### Given task
Set down the data below from its first line to the line holding "facecolor='#FFE1B6', edgecolor='none', zorder=0.5))", inclusive; omit all pictures.

### Given data
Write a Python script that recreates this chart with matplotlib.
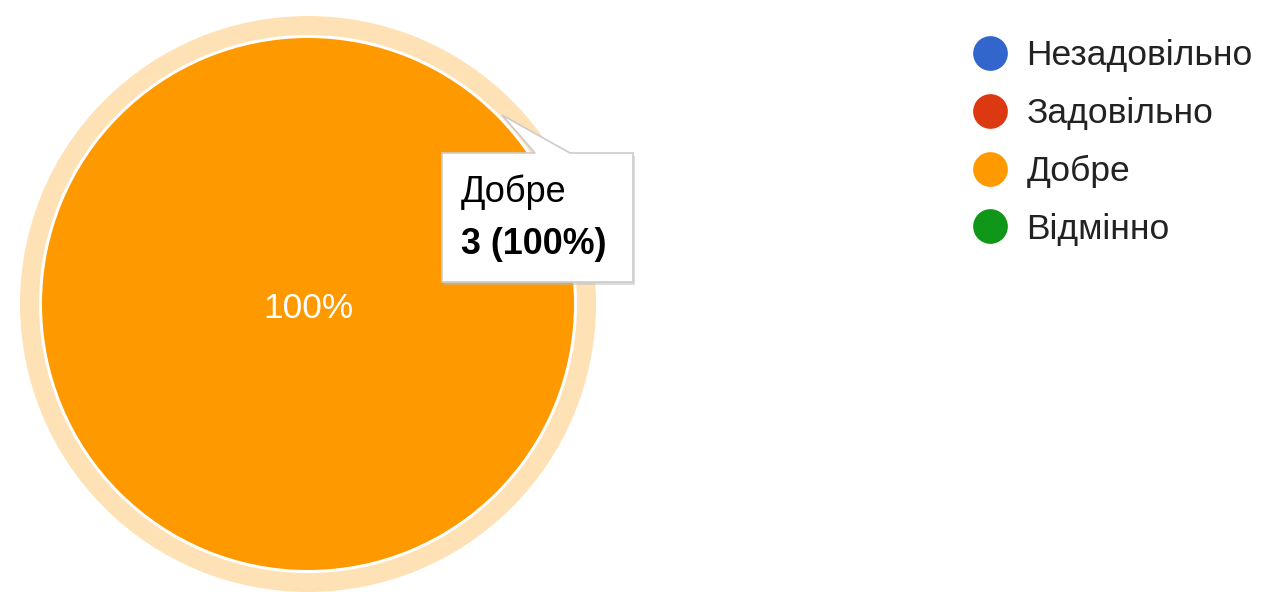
import matplotlib
matplotlib.use("Agg")
import matplotlib.pyplot as plt
from matplotlib.patches import Wedge, Polygon
from matplotlib.lines import Line2D

plt.rcParams['font.family'] = ['Liberation Sans', 'DejaVu Sans']

categories = ['Незадовільно', 'Задовільно', 'Добре', 'Відмінно']
counts = [0, 0, 3, 0]
colors = ['#3366CC', '#DC3912', '#FF9900', '#109618']
hover_label = 'Добре'

W, H = 1264, 592
fig = plt.figure(figsize=(W / 100, H / 100), dpi=100)
ax = fig.add_axes([0, 0, 1, 1])

def py(y):
    return H - y

cx, cy, r = 308, py(304), 266
total = sum(counts)

wedges, texts, autotexts = ax.pie(
    counts, colors=colors, center=(cx, cy), radius=r,
    startangle=90, counterclock=False,
    autopct=lambda p: f'{p:.0f}%' if p > 0 else '',
    pctdistance=0.0, wedgeprops=dict(edgecolor='none', linewidth=0),
    textprops=dict(color='white', fontsize=25.4))
for t in autotexts:
    x0, y0 = t.get_position()
    t.set_position((x0, y0 - 4))

# hover halo around highlighted slice
hi = categories.index(hover_label)
ax.add_patch(Wedge((cx, cy), 288, 0, 360, width=19,
                   facecolor='#FFE1B6', edgecolor='none', zorder=0.5))

# tooltip
box = [(442, 153), (535, 153), (502, 115), (570, 153), (633, 153), (633, 282), (442, 282)]
shadow = Polygon([(x + 2, py(y + 3)) for x, y in box], closed=True,
                 facecolor='#BBBBBB', edgecolor='none', alpha=0.5, zorder=3)
ax.add_patch(shadow)
ax.add_patch(Polygon([(x, py(y)) for x, y in box], closed=True,
                     facecolor='white', edgecolor='#CCCCCC', linewidth=1.2, zorder=4))
pct = counts[hi] / total * 100
ax.text(461, py(192), categories[hi], fontsize=26, color='black',
        ha='left', va='center', zorder=5)
ax.text(461, py(244), f'{counts[hi]} ({pct:.0f}%)', fontsize=25.8,
        fontweight='bold', color='black', ha='left', va='center', zorder=5)

# legend
handles = [Line2D([], [], marker='o', linestyle='none', markersize=25,
                  markerfacecolor=c, markeredgecolor='none') for c in colors]
leg = ax.legend(handles, categories, loc='upper left',
                bbox_to_anchor=(955 / W, 1 - 25 / H), frameon=False,
                fontsize=25.5, labelspacing=0.70, handletextpad=0.42,
                handlelength=1.2, borderaxespad=0)
for t in leg.get_texts():
    t.set_color('#222222')

ax.set_xlim(0, W)
ax.set_ylim(0, H)
ax.set_aspect('auto')
ax.axis('off')

fig.savefig('out.png', dpi=100)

### Full solution
Write a Python script that recreates this chart with matplotlib.
import matplotlib
matplotlib.use("Agg")
import matplotlib.pyplot as plt
from matplotlib.patches import Wedge, Polygon
from matplotlib.lines import Line2D

plt.rcParams['font.family'] = ['Liberation Sans', 'DejaVu Sans']

categories = ['Незадовільно', 'Задовільно', 'Добре', 'Відмінно']
counts = [0, 0, 3, 0]
colors = ['#3366CC', '#DC3912', '#FF9900', '#109618']
hover_label = 'Добре'

W, H = 1264, 592
fig = plt.figure(figsize=(W / 100, H / 100), dpi=100)
ax = fig.add_axes([0, 0, 1, 1])

def py(y):
    return H - y

cx, cy, r = 308, py(304), 266
total = sum(counts)

wedges, texts, autotexts = ax.pie(
    counts, colors=colors, center=(cx, cy), radius=r,
    startangle=90, counterclock=False,
    autopct=lambda p: f'{p:.0f}%' if p > 0 else '',
    pctdistance=0.0, wedgeprops=dict(edgecolor='none', linewidth=0),
    textprops=dict(color='white', fontsize=25.4))
for t in autotexts:
    x0, y0 = t.get_position()
    t.set_position((x0, y0 - 4))

# hover halo around highlighted slice
hi = categories.index(hover_label)
ax.add_patch(Wedge((cx, cy), 288, 0, 360, width=19,
                   facecolor='#FFE1B6', edgecolor='none', zorder=0.5))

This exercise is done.